If you visit the website of the Christian Reformed Church in North America (CRCNA) today, you will notice that things look different.

After months of preparation and a public preview, the new website is live at crcna.org.

In addition to the new look, it features better technology, and layouts that adapt for mobile and tablet displays.

The new site features blog posts from pastors, missionaries, and more.

The site also features blog posts from CRC members around the web, including pastors, missionaries, church planters and authors, plus real-time feeds of the latest content from The Banner and The Network.

As part of the transition, 13 sub-sites have been migrated into the new system, such as Safe Church, Canadian Ministries, and Pastor-Church Relations. Other larger ministries, including Home Missions and World Missions, are planning to join in the future.

Why a new website?

“This complete reworking of crcna.org has been in the works for many months behind the scenes,” says Henry Hess, the CRCNA’s director of communication.

“Although the previous site served us well for a long time, substantially beyond the industry average, it had outlived its usefulness, both in design and functionality,” Hess adds.

“The way people use websites - and what they expect of them - has changed tremendously. The new site allows us to meet those needs and expectations.”

In recent years, web-based communications have taken a leading role in connecting CRC members with each other, their denominational ministries, and the broader world, says Hess.

Visitors to crcna.org racked up more than two million pageviews in the past year, with another 600,000 pageviews on The Network. And there is every indication that the trend will continue.

Tim Postuma, web and e-communications manager, led the project that involved both staff and outside freelancers.

The system is built on Drupal, a leading open-source tool that powers some of the most popular sites on the web.

“Open-source technology lets us benefit from a global community of developers who are helping the product constantly improve”, says Postuma. “All with no licensing fees.”

'Responsive design' adapts for mobile phones and tablets.

Using the latest ‘responsive design’ techniques, every page layout adapts to the size of your device - from small mobile phones, to tablets, to full-size computer screens. Postuma says that about 15 percent of visits are from phones and tablets, a figure that is growing.

In addition, the new design uses a wider page than before. “Most design evolves over time—especially website design,” says Dean Heetderks, design director for the project. “Most exciting to me in the current evolution is the larger ‘page’ and the stronger visual impact it allows.”

CRCNA.org is both a website, and a collection of websites for individual ministries. That, says Heetderks, presents some design challenges to “honor the uniqueness of each area but also create a site that is easy to navigate and feels familiar across sections.”

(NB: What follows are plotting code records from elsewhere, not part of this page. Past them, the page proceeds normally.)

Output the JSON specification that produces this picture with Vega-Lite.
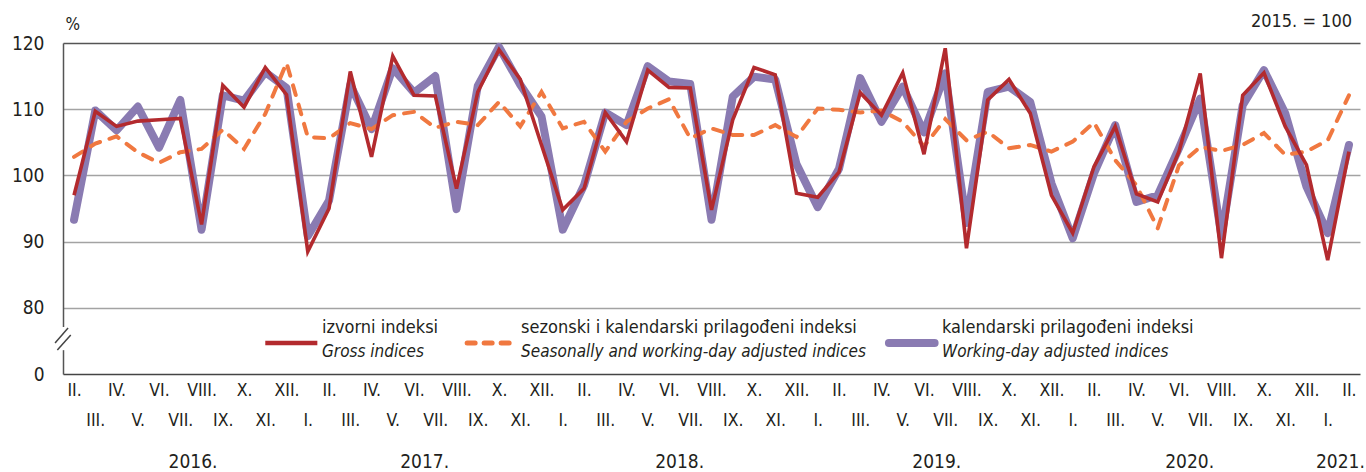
{
  "$schema": "https://vega.github.io/schema/vega-lite/v6.json",
  "width": 1297,
  "height": 331,
  "autosize": "none",
  "padding": {"left": 63, "top": 43, "right": 6, "bottom": 98},
  "background": "white",
  "config": {"view": {"stroke": null}, "font": "DejaVu Sans Condensed"},
  "resolve": {"axis": {"x": "independent"}},
  "datasets": {
    "series": [
      {"t": 0, "gross": 97.0, "sa": 102.8, "wd": 93.3},
      {"t": 1, "gross": 109.7, "sa": 104.8, "wd": 109.8},
      {"t": 2, "gross": 107.4, "sa": 105.9, "wd": 106.8},
      {"t": 3, "gross": 108.2, "sa": 103.5, "wd": 110.4},
      {"t": 4, "gross": 108.4, "sa": 101.9, "wd": 104.2},
      {"t": 5, "gross": 108.6, "sa": 103.5, "wd": 111.4},
      {"t": 6, "gross": 92.6, "sa": 104.0, "wd": 91.8},
      {"t": 7, "gross": 113.6, "sa": 106.9, "wd": 112.1},
      {"t": 8, "gross": 110.3, "sa": 104.0, "wd": 111.3},
      {"t": 9, "gross": 116.3, "sa": 109.3, "wd": 115.6},
      {"t": 10, "gross": 112.2, "sa": 117.0, "wd": 113.2},
      {"t": 11, "gross": 88.5, "sa": 105.8, "wd": 90.8},
      {"t": 12, "gross": 95.0, "sa": 105.6, "wd": 96.2},
      {"t": 13, "gross": 115.7, "sa": 107.9, "wd": 113.7},
      {"t": 14, "gross": 102.8, "sa": 107.0, "wd": 107.0},
      {"t": 15, "gross": 118.0, "sa": 109.1, "wd": 116.2},
      {"t": 16, "gross": 112.1, "sa": 109.6, "wd": 112.5},
      {"t": 17, "gross": 112.0, "sa": 107.2, "wd": 115.0},
      {"t": 18, "gross": 98.0, "sa": 108.1, "wd": 94.9},
      {"t": 19, "gross": 112.6, "sa": 107.6, "wd": 113.5},
      {"t": 20, "gross": 119.0, "sa": 111.1, "wd": 119.4},
      {"t": 21, "gross": 114.5, "sa": 107.4, "wd": 113.7},
      {"t": 22, "gross": 104.6, "sa": 112.6, "wd": 108.9},
      {"t": 23, "gross": 94.8, "sa": 107.1, "wd": 91.8},
      {"t": 24, "gross": 98.0, "sa": 108.1, "wd": 98.5},
      {"t": 25, "gross": 109.5, "sa": 103.6, "wd": 109.5},
      {"t": 26, "gross": 105.1, "sa": 108.1, "wd": 107.6},
      {"t": 27, "gross": 115.9, "sa": 110.1, "wd": 116.5},
      {"t": 28, "gross": 113.3, "sa": 111.5, "wd": 114.2},
      {"t": 29, "gross": 113.2, "sa": 105.6, "wd": 113.8},
      {"t": 30, "gross": 94.8, "sa": 107.1, "wd": 93.3},
      {"t": 31, "gross": 108.4, "sa": 106.1, "wd": 111.9},
      {"t": 32, "gross": 116.3, "sa": 106.1, "wd": 114.9},
      {"t": 33, "gross": 115.2, "sa": 107.6, "wd": 114.5},
      {"t": 34, "gross": 97.3, "sa": 105.8, "wd": 101.7},
      {"t": 35, "gross": 96.7, "sa": 110.1, "wd": 95.2},
      {"t": 36, "gross": 100.5, "sa": 109.9, "wd": 101.0},
      {"t": 37, "gross": 112.5, "sa": 109.5, "wd": 114.7},
      {"t": 38, "gross": 109.1, "sa": 109.8, "wd": 108.1},
      {"t": 39, "gross": 115.5, "sa": 108.1, "wd": 113.4},
      {"t": 40, "gross": 103.2, "sa": 104.4, "wd": 106.5},
      {"t": 41, "gross": 119.2, "sa": 108.5, "wd": 115.4},
      {"t": 42, "gross": 89.0, "sa": 105.3, "wd": 92.8},
      {"t": 43, "gross": 111.4, "sa": 106.6, "wd": 112.6},
      {"t": 44, "gross": 114.5, "sa": 104.1, "wd": 113.4},
      {"t": 45, "gross": 109.4, "sa": 104.6, "wd": 111.1},
      {"t": 46, "gross": 97.0, "sa": 103.6, "wd": 98.8},
      {"t": 47, "gross": 91.3, "sa": 105.1, "wd": 90.5},
      {"t": 48, "gross": 101.3, "sa": 108.0, "wd": 100.3},
      {"t": 49, "gross": 107.4, "sa": 102.3, "wd": 107.6},
      {"t": 50, "gross": 97.2, "sa": 98.5, "wd": 96.0},
      {"t": 51, "gross": 96.0, "sa": 92.0, "wd": 97.0},
      {"t": 52, "gross": 103.6, "sa": 101.5, "wd": 104.1},
      {"t": 53, "gross": 115.4, "sa": 104.3, "wd": 111.6},
      {"t": 54, "gross": 87.5, "sa": 103.7, "wd": 90.8},
      {"t": 55, "gross": 112.1, "sa": 104.6, "wd": 110.6},
      {"t": 56, "gross": 115.5, "sa": 106.4, "wd": 115.9},
      {"t": 57, "gross": 107.4, "sa": 103.1, "wd": 109.4},
      {"t": 58, "gross": 101.6, "sa": 103.6, "wd": 98.3},
      {"t": 59, "gross": 87.2, "sa": 105.3, "wd": 91.3},
      {"t": 60, "gross": 103.6, "sa": 112.1, "wd": 104.6}
    ],
    "years": [
      {"year": "2016.", "t": 5.6},
      {"year": "2017.", "t": 16.5},
      {"year": "2018.", "t": 28.5},
      {"year": "2019.", "t": 40.6},
      {"year": "2020.", "t": 52.5},
      {"year": "2021.", "t": 59.6}
    ]
  },
  "layer": [
    {
      "data": {"name": "series"},
      "mark": {"type": "line", "stroke": "#8a7bb2", "strokeWidth": 8, "strokeJoin": "round", "strokeCap": "round"},
      "encoding": {
        "x": {
          "field": "t", "type": "quantitative",
          "scale": {"domain": [-0.52, 60.52], "nice": false, "zero": false},
          "axis": {
            "orient": "bottom",
            "values": [0,1,2,3,4,5,6,7,8,9,10,11,12,13,14,15,16,17,18,19,20,21,22,23,24,25,26,27,28,29,30,31,32,33,34,35,36,37,38,39,40,41,42,43,44,45,46,47,48,49,50,51,52,53,54,55,56,57,58,59,60],
            "labelExpr": "datum.value % 2 == 0 ? ['I.','II.','III.','IV.','V.','VI.','VII.','VIII.','IX.','X.','XI.','XII.'][(datum.value + 1) % 12] : ''",
            "ticks": false, "grid": false,
            "domainColor": "#444", "domainWidth": 1.5,
            "labelFont": "DejaVu Sans Condensed", "labelFontSize": 17.5, "labelColor": "#231f20",
            "labelBaseline": "top", "labelPadding": 7,
            "labelOverlap": false, "labelFlush": false, "labelBound": false,
            "title": null
          }
        },
        "y": {
          "field": "wd", "type": "quantitative",
          "scale": {"domain": [70, 120], "nice": false, "zero": false},
          "axis": {
            "values": [70, 80, 90, 100, 110, 120],
            "labelExpr": "datum.value == 70 ? '0' : datum.label",
            "ticks": false, "labelPadding": 19,
            "labelFont": "DejaVu Sans Condensed", "labelFontSize": 19, "labelColor": "#231f20",
            "domainColor": "#555", "domainWidth": 1.5,
            "grid": true,
            "gridColor": {"condition": {"test": "datum.value == 120", "value": "#555555"}, "value": "#a3a3a3"},
            "gridWidth": 1.5,
            "gridOpacity": {"condition": {"test": "datum.value == 70", "value": 0}, "value": 1},
            "title": "%", "titleAngle": 0, "titleAlign": "left", "titleBaseline": "alphabetic",
            "titleX": 2, "titleY": -14, "titleFontSize": 17, "titleFontWeight": "normal",
            "titleFont": "DejaVu Sans Condensed", "titleColor": "#231f20"
          }
        }
      }
    },
    {
      "data": {"name": "series"},
      "mark": {"type": "line", "stroke": "#f07840", "strokeWidth": 4, "strokeDash": [10, 10], "strokeCap": "round"},
      "encoding": {
        "x": {
          "field": "t", "type": "quantitative",
          "axis": {
            "orient": "bottom", "offset": 30,
            "values": [0,1,2,3,4,5,6,7,8,9,10,11,12,13,14,15,16,17,18,19,20,21,22,23,24,25,26,27,28,29,30,31,32,33,34,35,36,37,38,39,40,41,42,43,44,45,46,47,48,49,50,51,52,53,54,55,56,57,58,59,60],
            "labelExpr": "datum.value % 2 == 1 ? ['I.','II.','III.','IV.','V.','VI.','VII.','VIII.','IX.','X.','XI.','XII.'][(datum.value + 1) % 12] : ''",
            "ticks": false, "grid": false, "domain": false,
            "labelFont": "DejaVu Sans Condensed", "labelFontSize": 17.5, "labelColor": "#231f20",
            "labelBaseline": "top", "labelPadding": 7,
            "labelOverlap": false, "labelFlush": false, "labelBound": false,
            "title": null
          }
        },
        "y": {"field": "sa", "type": "quantitative"}
      }
    },
    {
      "data": {"name": "series"},
      "mark": {"type": "line", "stroke": "#b32a2e", "strokeWidth": 3.6, "strokeJoin": "miter"},
      "encoding": {
        "x": {"field": "t", "type": "quantitative", "axis": null},
        "y": {"field": "gross", "type": "quantitative"}
      }
    },
    {
      "data": {"values": [{}]},
      "mark": {"type": "rect", "fill": "white", "clip": false},
      "encoding": {
        "x": {"datum": -0.62, "axis": null},
        "x2": {"datum": -0.4},
        "y": {"datum": 73.6},
        "y2": {"datum": 77.1}
      }
    },
    {
      "data": {"values": [{}]},
      "mark": {"type": "rule", "stroke": "#444", "strokeWidth": 1.5},
      "encoding": {
        "x": {"datum": -0.894, "axis": null}, "x2": {"datum": -0.282},
        "y": {"datum": 74.68}, "y2": {"datum": 76.95}
      }
    },
    {
      "data": {"values": [{}]},
      "mark": {"type": "rule", "stroke": "#444", "strokeWidth": 1.5},
      "encoding": {
        "x": {"datum": -0.786, "axis": null}, "x2": {"datum": -0.155},
        "y": {"datum": 73.63}, "y2": {"datum": 75.9}
      }
    },
    {
      "data": {"values": [{}]},
      "mark": {"type": "rule", "stroke": "#b32a2e", "strokeWidth": 4.5},
      "encoding": {
        "x": {"datum": 9.0, "axis": null}, "x2": {"datum": 11.45},
        "y": {"datum": 74.7}
      }
    },
    {
      "data": {"values": [{}]},
      "mark": {"type": "rule", "stroke": "#f07840", "strokeWidth": 5, "strokeDash": [8, 9], "strokeCap": "round"},
      "encoding": {
        "x": {"datum": 18.5, "axis": null}, "x2": {"datum": 20.8},
        "y": {"datum": 74.7}
      }
    },
    {
      "data": {"values": [{}]},
      "mark": {"type": "rule", "stroke": "#8a7bb2", "strokeWidth": 8, "strokeCap": "round"},
      "encoding": {
        "x": {"datum": 38.35, "axis": null}, "x2": {"datum": 40.5},
        "y": {"datum": 74.7}
      }
    },
    {
      "data": {"values": [{"hr": "izvorni indeksi", "en": "Gross indices"}]},
      "layer": [
        {
          "mark": {"type": "text", "align": "left", "baseline": "middle", "fontSize": 18, "font": "DejaVu Sans Condensed", "color": "#231f20"},
          "encoding": {"x": {"datum": 11.67, "axis": null}, "y": {"datum": 77.0}, "text": {"field": "hr"}}
        },
        {
          "mark": {"type": "text", "align": "left", "baseline": "middle", "fontSize": 17, "fontStyle": "italic", "font": "DejaVu Sans Condensed", "color": "#231f20"},
          "encoding": {"x": {"datum": 11.67, "axis": null}, "y": {"datum": 73.3}, "text": {"field": "en"}}
        }
      ]
    },
    {
      "data": {"values": [{"hr": "sezonski i kalendarski prilagođeni indeksi", "en": "Seasonally and working-day adjusted indices"}]},
      "layer": [
        {
          "mark": {"type": "text", "align": "left", "baseline": "middle", "fontSize": 18, "font": "DejaVu Sans Condensed", "color": "#231f20"},
          "encoding": {"x": {"datum": 21.04, "axis": null}, "y": {"datum": 77.0}, "text": {"field": "hr"}}
        },
        {
          "mark": {"type": "text", "align": "left", "baseline": "middle", "fontSize": 17, "fontStyle": "italic", "font": "DejaVu Sans Condensed", "color": "#231f20"},
          "encoding": {"x": {"datum": 21.04, "axis": null}, "y": {"datum": 73.3}, "text": {"field": "en"}}
        }
      ]
    },
    {
      "data": {"values": [{"hr": "kalendarski prilagođeni indeksi", "en": "Working-day adjusted indices"}]},
      "layer": [
        {
          "mark": {"type": "text", "align": "left", "baseline": "middle", "fontSize": 18, "font": "DejaVu Sans Condensed", "color": "#231f20"},
          "encoding": {"x": {"datum": 40.85, "axis": null}, "y": {"datum": 77.0}, "text": {"field": "hr"}}
        },
        {
          "mark": {"type": "text", "align": "left", "baseline": "middle", "fontSize": 17, "fontStyle": "italic", "font": "DejaVu Sans Condensed", "color": "#231f20"},
          "encoding": {"x": {"datum": 40.85, "axis": null}, "y": {"datum": 73.3}, "text": {"field": "en"}}
        }
      ]
    },
    {
      "data": {"values": [{"note": "2015. = 100"}]},
      "mark": {"type": "text", "align": "right", "baseline": "middle", "fontSize": 18, "font": "DejaVu Sans Condensed", "color": "#231f20", "dx": -8, "dy": -21},
      "encoding": {"x": {"datum": 60.52, "axis": null}, "y": {"datum": 120}, "text": {"field": "note"}}
    },
    {
      "data": {"name": "years"},
      "mark": {"type": "text", "font": "DejaVu Sans Condensed", "fontSize": 19, "color": "#231f20", "baseline": "middle", "align": "center"},
      "encoding": {
        "x": {"field": "t", "type": "quantitative", "axis": null},
        "y": {"datum": 56.7},
        "text": {"field": "year"}
      }
    }
  ]
}
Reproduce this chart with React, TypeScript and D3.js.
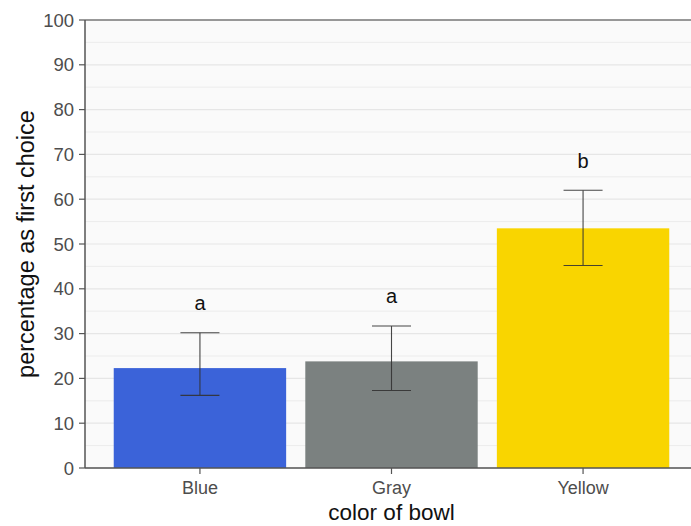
import React from "react";
import * as d3 from "d3";

const categories = ["Blue", "Gray", "Yellow"];
const means = [22.3, 23.8, 53.5];
const lower = [16.2, 17.3, 45.2];
const upper = [30.2, 31.7, 62.0];
const letters = ["a", "a", "b"];
const colors = ["#3B63D9", "#7B8180", "#F9D500"];
const yTicks = [0, 10, 20, 30, 40, 50, 60, 70, 80, 90, 100];
const yMinor = [5, 15, 25, 35, 45, 55, 65, 75, 85, 95];

const W = 691;
const H = 526;
const left = 85;
const right = 698;
const top = 20;
const bottom = 468;

export default function App() {
  const x = d3
    .scaleBand<string>()
    .domain(categories)
    .range([left, right])
    .paddingInner(0.1)
    .paddingOuter(0.15);
  const y = d3.scaleLinear().domain([0, 100]).range([bottom, top]);
  const font = "Liberation Sans, Arial, sans-serif";
  const capHalf = 19.5;
  return (
    <svg width={W} height={H} style={{ position: "absolute", left: 0, top: 0, background: "#fff" }}>
      <rect x={left} y={top} width={right - left} height={bottom - top} fill="#fafafa" />
      {yMinor.map((t) => (
        <line key={"m" + t} x1={left} x2={right} y1={y(t)} y2={y(t)} stroke="#ececec" strokeWidth={1} />
      ))}
      {yTicks.map((t) => (
        <line key={"g" + t} x1={left} x2={right} y1={y(t)} y2={y(t)} stroke="#e6e6e6" strokeWidth={1.2} />
      ))}
      {categories.map((c, i) => (
        <rect
          key={c}
          x={x(c)!}
          y={y(means[i])}
          width={x.bandwidth()}
          height={y(0) - y(means[i])}
          fill={colors[i]}
        />
      ))}
      {categories.map((c, i) => {
        const cx = x(c)! + x.bandwidth() / 2;
        return (
          <g key={"e" + c} stroke="#333" strokeWidth={1.1} opacity={0.9}>
            <line x1={cx} x2={cx} y1={y(upper[i])} y2={y(lower[i])} />
            <line x1={cx - capHalf} x2={cx + capHalf} y1={y(upper[i])} y2={y(upper[i])} />
            <line x1={cx - capHalf} x2={cx + capHalf} y1={y(lower[i])} y2={y(lower[i])} />
          </g>
        );
      })}
      {categories.map((c, i) => (
        <text
          key={"l" + c}
          x={x(c)! + x.bandwidth() / 2}
          y={y(upper[i] + 6.6)}
          dy="0.35em"
          textAnchor="middle"
          fontFamily={font}
          fontSize={20}
          fill="#111"
        >
          {letters[i]}
        </text>
      ))}
      {/* frame */}
      <line x1={left} x2={right} y1={top} y2={top} stroke="#7a7a7a" strokeWidth={1.6} />
      <line x1={left} x2={left} y1={top} y2={bottom} stroke="#555" strokeWidth={1.5} />
      <line x1={left} x2={right} y1={bottom} y2={bottom} stroke="#555" strokeWidth={1.5} />
      {yTicks.map((t) => (
        <g key={"t" + t}>
          <line x1={left - 6} x2={left} y1={y(t)} y2={y(t)} stroke="#555" strokeWidth={1.2} />
          <text
            x={left - 11}
            y={y(t)}
            dy="0.36em"
            textAnchor="end"
            fontFamily={font}
            fontSize={18.5}
            fill="#4d4d4d"
          >
            {t}
          </text>
        </g>
      ))}
      {categories.map((c) => {
        const cx = x(c)! + x.bandwidth() / 2;
        return (
          <g key={"x" + c}>
            <line x1={cx} x2={cx} y1={bottom} y2={bottom + 6} stroke="#555" strokeWidth={1.2} />
            <text
              x={cx}
              y={494}
              textAnchor="middle"
              fontFamily={font}
              fontSize={18}
              fill="#4d4d4d"
            >
              {c}
            </text>
          </g>
        );
      })}
      <text
        x={(left + right) / 2}
        y={520}
        textAnchor="middle"
        fontFamily={font}
        fontSize={22.5}
        fill="#111"
      >
        color of bowl
      </text>
      <text
        transform={`translate(26,${(top + bottom) / 2}) rotate(-90)`}
        textAnchor="middle"
        dy="0.35em"
        fontFamily={font}
        fontSize={23.5}
        fill="#111"
      >
        percentage as first choice
      </text>
    </svg>
  );
}
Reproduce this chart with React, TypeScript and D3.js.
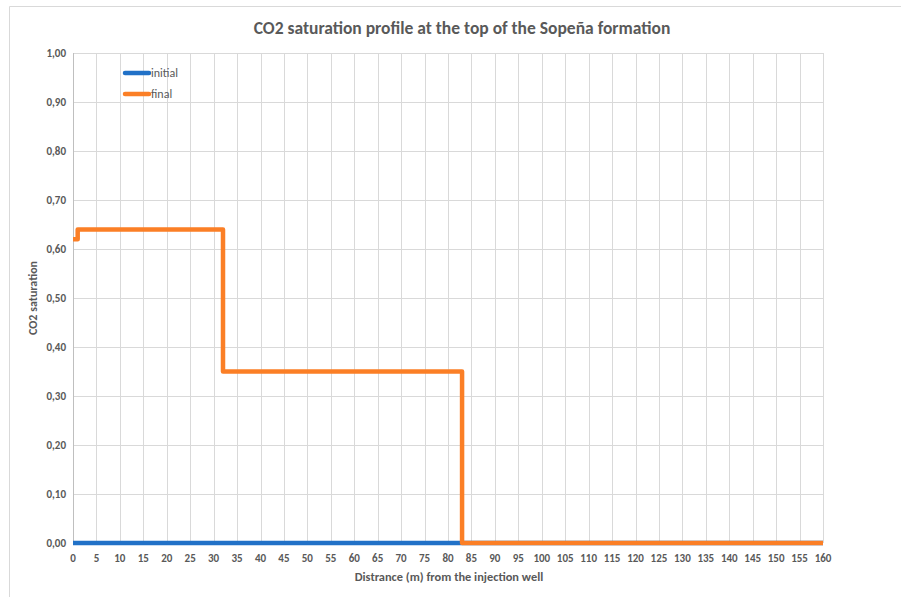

Beyond design and technology, the new site also brings together good content that is currently scattered across the web.

“Every week, our missionaries, local pastors, field staff, and others put out some great real-world, in-the-trenches blog posts,” says Postuma.

“With the launch of our new site, we’re giving them more prominence by featuring select posts on the CRCNA home page and in our News & Views section.”

“We believe they are powerful testimonies of what God is doing across our denomination and around the world.”

Unified login reduces password overload.

Another priority was to reduce password overload. A unified account structure allows people to use the same login for commenting across The Banner, The Network, and the CRCNA website. Or to log in using existing accounts on Facebook, Gmail, and other services.

As the site launches, Postuma says, staff will be standing by ready to fix bugs or make adjustments. In particular, it will take a few days for the site search and links between old and new sites to get all ironed out. A ‘Feedback’ tab on the right side of every page allows visitors to report problems or offer suggestions.

“With websites, you’re never done,” Postuma comments. “User expectations are constantly evolving based on what they see on other sites, and now we’ll be able to adapt more quickly than before.”